■ Required work ■
Without the pictures, extract every line from the start of the material to the line containing "const greyCategories = ['Otro', 'NS / NR'];", both ends included.

■ Dataset section ■
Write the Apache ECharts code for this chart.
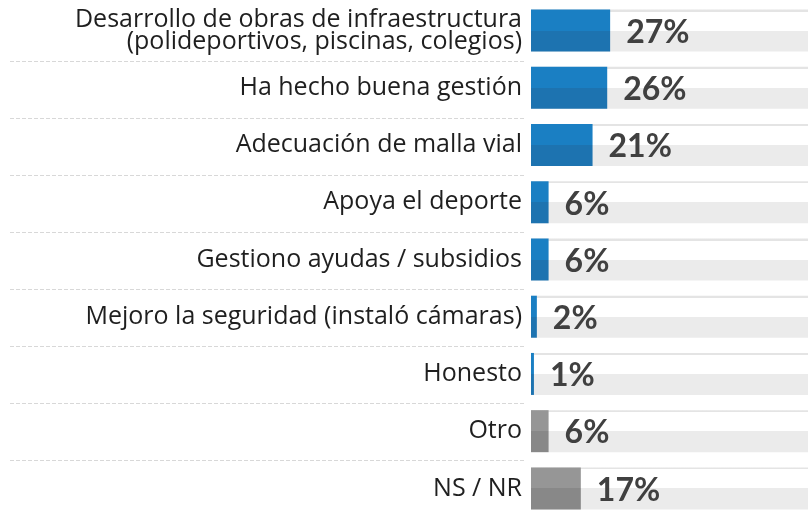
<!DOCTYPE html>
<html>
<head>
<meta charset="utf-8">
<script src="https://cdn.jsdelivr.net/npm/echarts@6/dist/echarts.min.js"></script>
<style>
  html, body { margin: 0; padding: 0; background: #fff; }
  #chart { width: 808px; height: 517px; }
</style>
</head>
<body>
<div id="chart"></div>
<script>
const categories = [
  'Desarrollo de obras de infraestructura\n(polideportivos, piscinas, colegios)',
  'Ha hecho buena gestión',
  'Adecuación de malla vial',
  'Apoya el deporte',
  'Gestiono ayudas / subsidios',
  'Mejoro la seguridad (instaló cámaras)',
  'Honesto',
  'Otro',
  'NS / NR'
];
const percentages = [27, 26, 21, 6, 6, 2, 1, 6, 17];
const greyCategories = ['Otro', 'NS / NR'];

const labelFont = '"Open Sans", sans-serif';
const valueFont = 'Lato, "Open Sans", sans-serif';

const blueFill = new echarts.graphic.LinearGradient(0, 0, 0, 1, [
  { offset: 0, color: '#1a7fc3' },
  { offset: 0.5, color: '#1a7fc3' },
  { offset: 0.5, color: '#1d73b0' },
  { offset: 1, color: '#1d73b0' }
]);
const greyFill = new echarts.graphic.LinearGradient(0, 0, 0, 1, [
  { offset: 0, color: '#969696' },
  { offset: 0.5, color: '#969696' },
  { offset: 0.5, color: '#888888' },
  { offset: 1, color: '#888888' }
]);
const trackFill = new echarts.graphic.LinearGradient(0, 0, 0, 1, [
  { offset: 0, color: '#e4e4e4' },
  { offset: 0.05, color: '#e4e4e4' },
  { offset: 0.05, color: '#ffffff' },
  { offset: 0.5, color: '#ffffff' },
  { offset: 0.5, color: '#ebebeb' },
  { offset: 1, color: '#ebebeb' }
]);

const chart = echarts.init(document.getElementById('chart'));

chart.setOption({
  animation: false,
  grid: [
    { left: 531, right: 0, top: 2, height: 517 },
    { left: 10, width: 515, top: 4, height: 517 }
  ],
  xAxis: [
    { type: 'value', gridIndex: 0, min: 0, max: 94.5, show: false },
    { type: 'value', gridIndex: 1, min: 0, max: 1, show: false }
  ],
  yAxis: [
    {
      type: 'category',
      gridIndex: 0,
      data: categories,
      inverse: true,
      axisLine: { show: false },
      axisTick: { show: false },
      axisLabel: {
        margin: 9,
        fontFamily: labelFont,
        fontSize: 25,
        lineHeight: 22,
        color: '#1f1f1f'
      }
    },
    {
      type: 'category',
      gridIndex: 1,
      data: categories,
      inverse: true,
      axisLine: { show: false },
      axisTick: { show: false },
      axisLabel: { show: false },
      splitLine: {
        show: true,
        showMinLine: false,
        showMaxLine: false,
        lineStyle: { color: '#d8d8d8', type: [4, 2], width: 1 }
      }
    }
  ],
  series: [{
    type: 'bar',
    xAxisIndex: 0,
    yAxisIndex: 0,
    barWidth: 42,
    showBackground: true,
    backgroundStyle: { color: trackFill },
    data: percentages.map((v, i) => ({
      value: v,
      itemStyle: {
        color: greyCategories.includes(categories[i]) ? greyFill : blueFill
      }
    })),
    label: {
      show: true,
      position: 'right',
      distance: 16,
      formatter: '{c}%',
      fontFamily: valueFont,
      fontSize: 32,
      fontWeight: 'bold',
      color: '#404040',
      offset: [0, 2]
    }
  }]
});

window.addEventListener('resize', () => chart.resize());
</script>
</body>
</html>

■ Finished exercise ■
Write the Apache ECharts code for this chart.
<!DOCTYPE html>
<html>
<head>
<meta charset="utf-8">
<script src="https://cdn.jsdelivr.net/npm/echarts@6/dist/echarts.min.js"></script>
<style>
  html, body { margin: 0; padding: 0; background: #fff; }
  #chart { width: 808px; height: 517px; }
</style>
</head>
<body>
<div id="chart"></div>
<script>
const categories = [
  'Desarrollo de obras de infraestructura\n(polideportivos, piscinas, colegios)',
  'Ha hecho buena gestión',
  'Adecuación de malla vial',
  'Apoya el deporte',
  'Gestiono ayudas / subsidios',
  'Mejoro la seguridad (instaló cámaras)',
  'Honesto',
  'Otro',
  'NS / NR'
];
const percentages = [27, 26, 21, 6, 6, 2, 1, 6, 17];
const greyCategories = ['Otro', 'NS / NR'];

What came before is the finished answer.